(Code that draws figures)
★ ★ ★ ★ ★
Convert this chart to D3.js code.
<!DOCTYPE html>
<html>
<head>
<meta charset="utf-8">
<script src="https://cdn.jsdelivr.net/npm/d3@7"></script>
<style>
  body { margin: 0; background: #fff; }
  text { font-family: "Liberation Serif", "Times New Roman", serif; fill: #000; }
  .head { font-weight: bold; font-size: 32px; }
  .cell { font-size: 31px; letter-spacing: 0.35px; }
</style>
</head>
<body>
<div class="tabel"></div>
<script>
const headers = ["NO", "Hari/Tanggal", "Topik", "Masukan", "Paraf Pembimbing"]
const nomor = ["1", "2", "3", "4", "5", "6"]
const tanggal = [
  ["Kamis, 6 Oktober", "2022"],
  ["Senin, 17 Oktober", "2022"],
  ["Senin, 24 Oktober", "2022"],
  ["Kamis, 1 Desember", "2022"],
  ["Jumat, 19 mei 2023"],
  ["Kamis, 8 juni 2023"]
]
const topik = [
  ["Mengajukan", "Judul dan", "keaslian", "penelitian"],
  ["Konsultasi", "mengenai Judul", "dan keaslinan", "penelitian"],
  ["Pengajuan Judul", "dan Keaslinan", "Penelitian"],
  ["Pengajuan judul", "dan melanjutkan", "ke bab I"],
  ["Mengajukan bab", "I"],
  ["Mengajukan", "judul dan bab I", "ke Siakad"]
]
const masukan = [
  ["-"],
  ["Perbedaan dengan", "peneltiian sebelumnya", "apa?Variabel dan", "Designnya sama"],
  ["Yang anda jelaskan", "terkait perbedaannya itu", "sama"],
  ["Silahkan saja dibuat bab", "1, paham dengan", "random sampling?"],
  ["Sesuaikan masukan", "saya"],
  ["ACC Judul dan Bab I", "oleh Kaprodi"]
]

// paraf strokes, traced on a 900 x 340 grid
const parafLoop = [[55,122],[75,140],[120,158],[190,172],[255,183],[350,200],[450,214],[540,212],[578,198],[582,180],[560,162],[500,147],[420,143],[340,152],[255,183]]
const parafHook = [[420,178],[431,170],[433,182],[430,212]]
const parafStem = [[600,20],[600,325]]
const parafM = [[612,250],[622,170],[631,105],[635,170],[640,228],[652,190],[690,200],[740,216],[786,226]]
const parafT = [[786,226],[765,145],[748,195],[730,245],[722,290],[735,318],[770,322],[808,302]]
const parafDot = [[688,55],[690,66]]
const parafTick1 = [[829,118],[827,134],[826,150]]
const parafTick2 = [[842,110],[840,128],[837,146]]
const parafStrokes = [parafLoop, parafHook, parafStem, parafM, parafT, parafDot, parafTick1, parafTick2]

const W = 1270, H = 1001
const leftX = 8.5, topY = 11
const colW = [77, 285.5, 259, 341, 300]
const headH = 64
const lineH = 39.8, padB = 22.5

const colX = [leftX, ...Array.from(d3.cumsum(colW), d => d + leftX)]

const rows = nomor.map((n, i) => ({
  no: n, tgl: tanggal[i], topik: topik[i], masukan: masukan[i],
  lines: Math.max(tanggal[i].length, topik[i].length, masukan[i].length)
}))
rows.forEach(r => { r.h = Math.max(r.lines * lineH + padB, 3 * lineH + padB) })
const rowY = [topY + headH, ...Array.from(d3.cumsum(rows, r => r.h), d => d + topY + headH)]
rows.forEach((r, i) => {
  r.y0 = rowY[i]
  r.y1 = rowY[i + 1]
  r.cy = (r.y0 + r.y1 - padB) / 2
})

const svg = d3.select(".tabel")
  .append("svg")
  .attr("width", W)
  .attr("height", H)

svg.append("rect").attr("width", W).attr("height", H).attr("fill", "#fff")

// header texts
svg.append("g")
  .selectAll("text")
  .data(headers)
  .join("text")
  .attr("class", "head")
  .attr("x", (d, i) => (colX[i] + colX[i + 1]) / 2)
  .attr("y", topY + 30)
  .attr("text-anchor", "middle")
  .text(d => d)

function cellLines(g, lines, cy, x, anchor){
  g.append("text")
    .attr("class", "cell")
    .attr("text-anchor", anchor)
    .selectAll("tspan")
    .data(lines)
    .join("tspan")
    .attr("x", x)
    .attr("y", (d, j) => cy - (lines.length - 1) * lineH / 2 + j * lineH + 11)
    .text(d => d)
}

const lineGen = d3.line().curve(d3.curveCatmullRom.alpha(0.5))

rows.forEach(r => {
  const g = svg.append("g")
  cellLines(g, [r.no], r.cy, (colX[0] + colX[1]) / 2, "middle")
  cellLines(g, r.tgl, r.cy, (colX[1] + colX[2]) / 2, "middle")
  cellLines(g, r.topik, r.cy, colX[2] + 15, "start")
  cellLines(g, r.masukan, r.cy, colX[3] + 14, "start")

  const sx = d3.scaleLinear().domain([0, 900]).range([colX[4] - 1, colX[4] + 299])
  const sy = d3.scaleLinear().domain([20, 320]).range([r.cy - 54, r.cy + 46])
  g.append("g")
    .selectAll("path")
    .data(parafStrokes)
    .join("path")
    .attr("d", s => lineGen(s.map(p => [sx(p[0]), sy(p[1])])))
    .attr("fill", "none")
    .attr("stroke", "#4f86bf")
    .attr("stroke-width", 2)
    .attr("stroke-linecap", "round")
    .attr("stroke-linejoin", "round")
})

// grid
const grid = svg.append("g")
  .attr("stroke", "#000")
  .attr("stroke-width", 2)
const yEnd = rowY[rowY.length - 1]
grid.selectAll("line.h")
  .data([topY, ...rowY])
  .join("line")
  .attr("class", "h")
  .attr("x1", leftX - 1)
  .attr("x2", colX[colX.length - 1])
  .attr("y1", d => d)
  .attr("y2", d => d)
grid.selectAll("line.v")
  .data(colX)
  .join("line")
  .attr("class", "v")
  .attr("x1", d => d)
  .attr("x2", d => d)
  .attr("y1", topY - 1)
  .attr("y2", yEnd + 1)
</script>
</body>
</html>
★ ★ ★ ★ ★
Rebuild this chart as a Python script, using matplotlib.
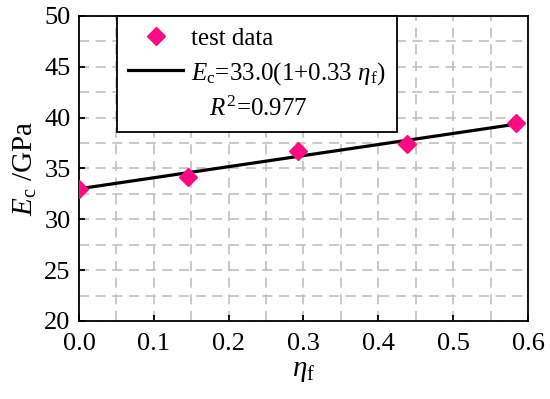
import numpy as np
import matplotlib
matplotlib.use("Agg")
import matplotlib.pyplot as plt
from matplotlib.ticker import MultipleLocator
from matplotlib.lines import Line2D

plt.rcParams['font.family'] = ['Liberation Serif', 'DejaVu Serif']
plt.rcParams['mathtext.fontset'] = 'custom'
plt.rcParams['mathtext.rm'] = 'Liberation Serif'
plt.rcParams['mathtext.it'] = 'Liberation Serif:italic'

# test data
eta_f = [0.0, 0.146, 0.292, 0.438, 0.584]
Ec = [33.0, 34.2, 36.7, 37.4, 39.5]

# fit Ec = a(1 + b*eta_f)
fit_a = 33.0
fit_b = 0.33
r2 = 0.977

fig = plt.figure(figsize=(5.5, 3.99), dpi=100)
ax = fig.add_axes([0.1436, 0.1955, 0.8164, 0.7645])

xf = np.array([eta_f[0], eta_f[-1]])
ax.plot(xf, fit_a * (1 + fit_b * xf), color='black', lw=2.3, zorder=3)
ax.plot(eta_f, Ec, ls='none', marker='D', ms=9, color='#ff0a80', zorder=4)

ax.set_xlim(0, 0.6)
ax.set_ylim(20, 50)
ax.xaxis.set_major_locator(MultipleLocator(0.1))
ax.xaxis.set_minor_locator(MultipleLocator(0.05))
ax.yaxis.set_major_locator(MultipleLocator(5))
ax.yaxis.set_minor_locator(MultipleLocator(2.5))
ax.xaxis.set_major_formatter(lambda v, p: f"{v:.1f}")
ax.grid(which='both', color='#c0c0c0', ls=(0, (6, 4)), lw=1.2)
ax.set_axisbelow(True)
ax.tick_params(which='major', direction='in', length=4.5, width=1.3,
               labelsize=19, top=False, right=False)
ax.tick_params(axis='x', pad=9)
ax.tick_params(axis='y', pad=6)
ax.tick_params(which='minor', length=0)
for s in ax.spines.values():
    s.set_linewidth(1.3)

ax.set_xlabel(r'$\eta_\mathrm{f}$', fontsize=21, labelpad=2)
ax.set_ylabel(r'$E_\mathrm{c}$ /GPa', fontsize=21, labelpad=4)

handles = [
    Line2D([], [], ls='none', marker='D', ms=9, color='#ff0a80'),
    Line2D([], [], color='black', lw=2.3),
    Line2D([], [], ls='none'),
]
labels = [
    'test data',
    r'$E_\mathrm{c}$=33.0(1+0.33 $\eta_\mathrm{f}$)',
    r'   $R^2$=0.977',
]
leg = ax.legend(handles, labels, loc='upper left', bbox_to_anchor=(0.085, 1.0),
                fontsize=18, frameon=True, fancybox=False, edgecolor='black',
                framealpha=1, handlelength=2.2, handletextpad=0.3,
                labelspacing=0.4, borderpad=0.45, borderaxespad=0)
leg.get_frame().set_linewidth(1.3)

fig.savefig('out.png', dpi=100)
★ ★ ★ ★ ★
■ Task prompt: Your task is to reproduce only the lines from the one with "Rebuild this chart" through the one with "ms=9, color='#ff0a80', zorder=4)", keeping both ends. Skip every picture.

■ Answer to the exercise:
Rebuild this chart as a Python script, using matplotlib.
import numpy as np
import matplotlib
matplotlib.use("Agg")
import matplotlib.pyplot as plt
from matplotlib.ticker import MultipleLocator
from matplotlib.lines import Line2D

plt.rcParams['font.family'] = ['Liberation Serif', 'DejaVu Serif']
plt.rcParams['mathtext.fontset'] = 'custom'
plt.rcParams['mathtext.rm'] = 'Liberation Serif'
plt.rcParams['mathtext.it'] = 'Liberation Serif:italic'

# test data
eta_f = [0.0, 0.146, 0.292, 0.438, 0.584]
Ec = [33.0, 34.2, 36.7, 37.4, 39.5]

# fit Ec = a(1 + b*eta_f)
fit_a = 33.0
fit_b = 0.33
r2 = 0.977

fig = plt.figure(figsize=(5.5, 3.99), dpi=100)
ax = fig.add_axes([0.1436, 0.1955, 0.8164, 0.7645])

xf = np.array([eta_f[0], eta_f[-1]])
ax.plot(xf, fit_a * (1 + fit_b * xf), color='black', lw=2.3, zorder=3)
ax.plot(eta_f, Ec, ls='none', marker='D', ms=9, color='#ff0a80', zorder=4)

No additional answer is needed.